Un espejo encierra el mundo. ¿Qué es el amarillo brillo del oro sino un sonoro ripio comparado con los infinitos colores que caben en el cristal limpio de un espejo? El universo, a través suyo, tiene un no sé qué de transfigurado. San Pablo afirmó que vemos como en un espejo y que sólo en el Cielo lo haremos de frente. Tal vez un espejo corrija el otro espejo de nuestra invertida visión terrenal, y por eso todo en él adquiere un halo glorioso.

Lo debió de percibir Stendhal cuando propuso que la novela tiene que ser un espejo situado al borde del camino. No hablaba, estoy seguro, de copiar y firmar, como un notario.

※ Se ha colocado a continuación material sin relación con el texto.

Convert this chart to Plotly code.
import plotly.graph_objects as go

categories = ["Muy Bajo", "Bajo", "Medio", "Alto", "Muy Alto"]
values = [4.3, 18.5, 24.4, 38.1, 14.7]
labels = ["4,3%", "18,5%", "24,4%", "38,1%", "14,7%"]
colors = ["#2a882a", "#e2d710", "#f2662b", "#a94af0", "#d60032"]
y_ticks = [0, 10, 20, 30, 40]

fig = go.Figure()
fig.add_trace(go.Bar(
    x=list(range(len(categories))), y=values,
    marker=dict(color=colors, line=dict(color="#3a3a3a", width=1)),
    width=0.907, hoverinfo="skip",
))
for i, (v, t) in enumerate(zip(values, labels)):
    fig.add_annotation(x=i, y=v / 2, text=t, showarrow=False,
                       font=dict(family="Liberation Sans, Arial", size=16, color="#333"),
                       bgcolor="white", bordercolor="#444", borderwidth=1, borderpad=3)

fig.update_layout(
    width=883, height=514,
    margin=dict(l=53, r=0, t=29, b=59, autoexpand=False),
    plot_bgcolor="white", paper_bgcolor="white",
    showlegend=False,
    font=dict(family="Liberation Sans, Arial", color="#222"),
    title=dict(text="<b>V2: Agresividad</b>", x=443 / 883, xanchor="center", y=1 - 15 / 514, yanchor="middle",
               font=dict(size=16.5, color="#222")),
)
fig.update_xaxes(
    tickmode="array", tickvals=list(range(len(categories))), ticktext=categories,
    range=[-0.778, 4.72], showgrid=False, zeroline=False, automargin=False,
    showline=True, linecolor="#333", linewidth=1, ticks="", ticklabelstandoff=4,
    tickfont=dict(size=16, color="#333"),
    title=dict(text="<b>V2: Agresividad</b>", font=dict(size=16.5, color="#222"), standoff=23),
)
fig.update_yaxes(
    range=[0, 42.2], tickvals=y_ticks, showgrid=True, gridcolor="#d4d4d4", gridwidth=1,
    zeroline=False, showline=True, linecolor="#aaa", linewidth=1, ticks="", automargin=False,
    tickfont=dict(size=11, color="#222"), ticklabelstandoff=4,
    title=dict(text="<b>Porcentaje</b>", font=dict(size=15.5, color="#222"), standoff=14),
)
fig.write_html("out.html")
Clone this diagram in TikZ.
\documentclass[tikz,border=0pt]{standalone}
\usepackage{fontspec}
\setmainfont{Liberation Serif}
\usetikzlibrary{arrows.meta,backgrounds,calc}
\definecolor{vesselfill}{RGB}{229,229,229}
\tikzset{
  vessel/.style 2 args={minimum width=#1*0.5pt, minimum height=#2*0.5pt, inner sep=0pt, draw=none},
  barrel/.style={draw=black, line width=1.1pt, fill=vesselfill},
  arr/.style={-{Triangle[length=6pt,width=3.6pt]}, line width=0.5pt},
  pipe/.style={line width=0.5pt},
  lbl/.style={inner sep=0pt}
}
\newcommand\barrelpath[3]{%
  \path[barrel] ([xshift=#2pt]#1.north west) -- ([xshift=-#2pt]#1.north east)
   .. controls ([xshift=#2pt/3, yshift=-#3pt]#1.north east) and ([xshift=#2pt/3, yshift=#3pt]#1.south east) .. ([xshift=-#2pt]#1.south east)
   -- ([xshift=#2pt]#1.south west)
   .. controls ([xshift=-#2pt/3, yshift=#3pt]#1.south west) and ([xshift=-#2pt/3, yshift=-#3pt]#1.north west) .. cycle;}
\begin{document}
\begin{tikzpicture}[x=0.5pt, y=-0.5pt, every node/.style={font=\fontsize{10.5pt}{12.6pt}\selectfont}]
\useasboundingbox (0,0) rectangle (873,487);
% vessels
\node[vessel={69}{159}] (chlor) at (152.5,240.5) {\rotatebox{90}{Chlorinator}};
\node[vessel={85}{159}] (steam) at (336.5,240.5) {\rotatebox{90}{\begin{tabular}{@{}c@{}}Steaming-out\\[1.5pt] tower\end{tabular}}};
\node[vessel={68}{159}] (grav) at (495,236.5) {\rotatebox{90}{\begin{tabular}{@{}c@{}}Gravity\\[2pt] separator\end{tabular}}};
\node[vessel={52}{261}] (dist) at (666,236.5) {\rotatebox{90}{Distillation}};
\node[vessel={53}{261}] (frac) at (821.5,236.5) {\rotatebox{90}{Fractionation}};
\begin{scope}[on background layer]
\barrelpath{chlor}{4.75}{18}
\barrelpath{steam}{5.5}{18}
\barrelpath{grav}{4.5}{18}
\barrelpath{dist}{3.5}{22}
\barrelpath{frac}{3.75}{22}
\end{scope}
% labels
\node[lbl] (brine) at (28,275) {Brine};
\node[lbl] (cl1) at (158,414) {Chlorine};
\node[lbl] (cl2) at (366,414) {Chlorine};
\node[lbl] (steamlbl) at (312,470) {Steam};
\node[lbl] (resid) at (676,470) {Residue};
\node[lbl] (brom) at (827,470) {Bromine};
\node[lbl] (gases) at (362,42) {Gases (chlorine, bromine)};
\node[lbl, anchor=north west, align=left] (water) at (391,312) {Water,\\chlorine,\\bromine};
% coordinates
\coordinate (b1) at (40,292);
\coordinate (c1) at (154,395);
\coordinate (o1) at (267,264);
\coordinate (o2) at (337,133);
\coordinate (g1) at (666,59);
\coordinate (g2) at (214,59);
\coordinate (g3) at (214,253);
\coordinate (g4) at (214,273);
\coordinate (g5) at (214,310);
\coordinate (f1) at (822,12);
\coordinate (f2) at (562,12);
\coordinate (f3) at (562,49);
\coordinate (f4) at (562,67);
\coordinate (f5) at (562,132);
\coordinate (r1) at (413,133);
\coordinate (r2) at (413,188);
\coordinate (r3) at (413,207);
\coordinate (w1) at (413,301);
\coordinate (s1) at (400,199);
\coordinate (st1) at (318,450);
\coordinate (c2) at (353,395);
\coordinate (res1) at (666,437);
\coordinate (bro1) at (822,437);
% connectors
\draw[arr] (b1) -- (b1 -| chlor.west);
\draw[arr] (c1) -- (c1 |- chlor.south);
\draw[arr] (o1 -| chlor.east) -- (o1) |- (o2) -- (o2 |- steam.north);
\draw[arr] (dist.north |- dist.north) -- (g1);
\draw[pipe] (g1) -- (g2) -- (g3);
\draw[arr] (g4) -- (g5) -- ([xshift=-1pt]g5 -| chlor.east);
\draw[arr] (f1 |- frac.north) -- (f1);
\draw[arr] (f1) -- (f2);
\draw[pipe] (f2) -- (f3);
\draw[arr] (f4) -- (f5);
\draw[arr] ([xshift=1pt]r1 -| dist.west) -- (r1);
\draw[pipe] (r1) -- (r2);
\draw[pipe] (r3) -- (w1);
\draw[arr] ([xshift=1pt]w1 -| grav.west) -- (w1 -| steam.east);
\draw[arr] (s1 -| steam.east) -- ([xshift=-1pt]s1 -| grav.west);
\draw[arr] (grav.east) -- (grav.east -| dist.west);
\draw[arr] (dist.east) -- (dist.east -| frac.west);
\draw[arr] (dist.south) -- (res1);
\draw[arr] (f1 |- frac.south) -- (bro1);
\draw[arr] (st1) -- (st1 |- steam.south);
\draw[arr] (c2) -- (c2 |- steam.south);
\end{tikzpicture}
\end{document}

Reflejar la vida con un plus de exactitud y de magia, ése es el secreto de los espejos y del arte. Un secreto que los niños saben: se maravillan con ellos como con el mercurio o los imanes. También lo saben las monjas de clausura, según lo que nos contó Martínez Sierra en Canción de cuna de aquella monjita joven que se divertía reflejando el sol con un espejo sobre los gruesos muros del convento.

Han tenido muy mala fama en la moral y en las costumbres, aunque no se entiende por qué. Con los años, enseguida, se convierten en un adusto emblema barroco: tempus fugit. Los de casa, más domesticados, son piadosos; pero los que te sorprenden por la calle te dan un mordisco y un vuelco al corazón.

¿Qué falta le hacía a Dorian Gray un retrato mágico que le mostrase el estado de su alma? La superficie de un espejo cualquiera es la mejor herramienta para un hondo examen de conciencia. Hay que ponerse allí y aguantarse la mirada a uno mismo. Muchos —no sólo los políticos y los poderosos— temerán todavía más que verse criticados en público el momento ése inevitable y final de quedarse solos ante su imagen. Hay que ser muy valiente y muy bueno para preferir un espejo a un trozo de oro.